Modern ones are pretty good but usually it’s a cost benefit decision – most times just the presence of these cameras is enough to deter crime. So it doesn’t pay to have really high quality cameras most of the time. Also, there’s the issue of storage. Lower resolution means more storage, and business and public places usually want days/weeks/months of storage so they can go back and look for patterns of behavior, etc. otherwise they’d have to keep deleting their footage to keep recording.

Anonymous 0 Comments

adding onto the other answers, the crime in question is also often far away or in a small corner of the footage, so even if its a good quality camera you dont always get good quality video of the event.

Anonymous 0 Comments

You can get bundles with 4 1080p cameras and a 1TB DVR for ~$200.
You can get 4k cameras that cost $100 for just the camera.
You can get cameras that cost $2000 each, for just the camera.

The more expensive ones can have a better picture yes, especially in low light, but the big limiting factor for most installations is the amount of storage space, or if you have cloud video storage, your internet connection’s upload speed.

1080p might take 10GB/day per camera, 4k might take 40GB/day per camera. If you have 8 or so cameras, and want to keep a couple months of video stored, that can add up.
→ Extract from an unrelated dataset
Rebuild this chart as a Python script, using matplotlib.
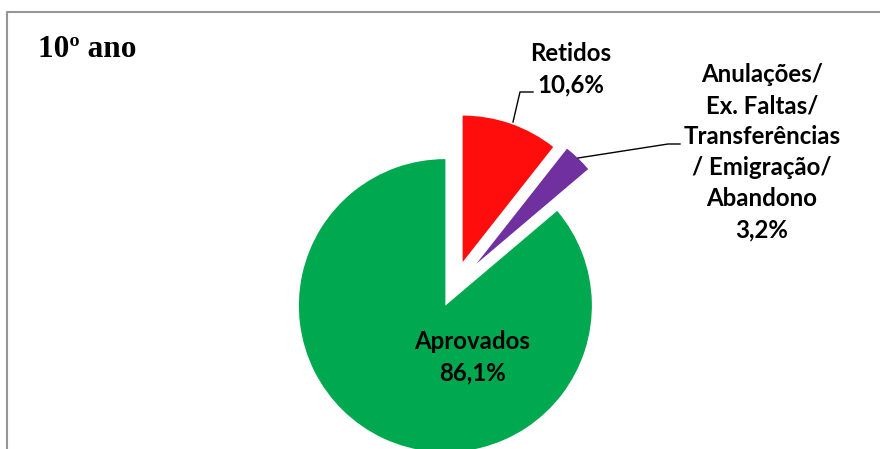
import matplotlib.pyplot as plt

# slices in Excel order (clockwise from 12 o'clock)
categories = ['Retidos', 'Anulações/\nEx. Faltas/\nTransferências\n/ Emigração/\nAbandono', 'Aprovados']
percent = [10.6, 3.2, 86.1]
pct_labels = ['10,6%', '3,2%', '86,1%']
colors = ['#FF0D0D', '#7030A0', '#00A84F']
explode = [0.18, 0.22, 0.14]   # fraction of radius

W, H = 880, 449
fig = plt.figure(figsize=(W / 100, H / 100), dpi=100)
ax = fig.add_axes([0, 0, 1, 1])

# pie center/radius in pixel units (y measured upward)
cx, cy, r = 454, H - 287, 146.5
ax.pie(percent, colors=colors, explode=[e * r for e in explode], startangle=90,
       counterclock=False, center=(cx, cy), radius=r, frame=True)
ax.set_xlim(0, W)
ax.set_ylim(0, H)
ax.axis('off')

# chart border (only top/left visible in the reference)
ax.plot([7, 7, W + 5], [-5, H - 12, H - 12], color='#969696', lw=1.5, clip_on=False)

ax.text(38, H - 57, '10º ano', family='Liberation Serif', weight='bold', fontsize=22.5,
        ha='left', va='baseline')

lbl = dict(family='Lato', weight='bold', fontsize=17.3, ha='center', va='center', linespacing=1.42)
ax.text(571, H - 69, categories[0] + '\n' + pct_labels[0], **lbl)
ax.text(762, H - 152, categories[1] + '\n' + pct_labels[1], **lbl)
ax.text(472, H - 357, categories[2] + '\n' + pct_labels[2], **lbl)

# leader lines
ax.plot([513, 520, 533], [H - 122, H - 92, H - 92], color='black', lw=1)
ax.plot([578, 668, 680], [H - 158, H - 144, H - 144], color='black', lw=1)

fig.savefig('out.png', dpi=100)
One 4k camera would eat my whole monthly upload cap by itself.

Though it’s also likely that many of these videos are from very old cameras.

Personally, I spend 100~300 per camera, store full resolution locally, and stream a low resolution to a cloud server.

Anonymous 0 Comments

We do a lot of work for Walmart, which in loves camera evidence.

Each store has 50 +cameras. Think of the data being captured in their 10,000 stores. That’s 50,000 recorded hours every hour.

Let’s say they’re using basic HD, that’s 1 gig an hour. So they’re recording and saving 50TB per hour. That’s A LOT of data.

Anonymous 0 Comments

Even a modest department store will have something like 10-20 cameras, all recording 24/7. People generally don’t think of video storage when they’re recording a 2 min funny clip on their phones, but HOURS and DAYS of video take up huge amounts of storage, and almost all CCTV owners are legally required to retain footage for a certain number of days before they can overwrite it.

For context, 10 cameras recording at 720p for 24 hours will piss out more than 1.5 TB of video footage. If laws require they keep that footage for 30 days, that means 50+TB worth of storage is needed.

Anonymous 0 Comments

Until something happens, most people just want to see a general view of what’s going on. When something happens then they question the quality. General overview doesn’t give you proper identification quality.

Also most people tend to only check their recordings when they want something, so if they’ve had a harddrive failure or something has failed they don’t find out until it’s too late. Make sure your shit is working every week.

Anonymous 0 Comments

High resolution video takes up alot of space, so its a tradeoff between how far back you can keep records vs picture quality. Low resolution is likely good enough for evidence purposes.
Also most security footage will never be reviewed you partly hust want to have cameras up so that would be criminals see them and second guess. Many places even use fake nonfunctional cameras just as a deterent

Anonymous 0 Comments

A lot are old, my company still uses some from the 80s!

They aren’t actually used anymore but they are still there broadcasting to old 10 inch black and white CRT screens which can be mildly convenient at times but by no means necessary

Anonymous 0 Comments

I’m going to focus on “solve more crime”

*Actual prosecutor here*

At a certain point it doesn’t do much. 480p is fine, even 240 is good enough in most instances. It is more to ‘get a lead’ or to be part of the evidence unless there is something so iconic about the person caught on camera. Think “Mike Tyson face tattoo” level of iconic.

Often times it causes criminals to confess no matter how low the quality is. It could be grainy and only take a ‘picture’ every 3 or 4 seconds but you have to remember most people who rob a store aren’t the smartest. Combine the grainy video with being in the interrogation room and officers (Who are allowed to lie to you) telling you have ‘right there’ in that grainy picture where it KIND OF looks like the guy may have brushed a plastic display case is where they were able to lift fingerprints confirming the criminal was there is enough to make them confess (when in reality the only evidence may be that grainy footage and the clerk saying that you were the guy

But lastly, because it doesn’t matter. The deterrence is the primary purpose. A criminal who sees a camera is less likely to actually commit a crime. It isn’t as if they know what quality the footage is.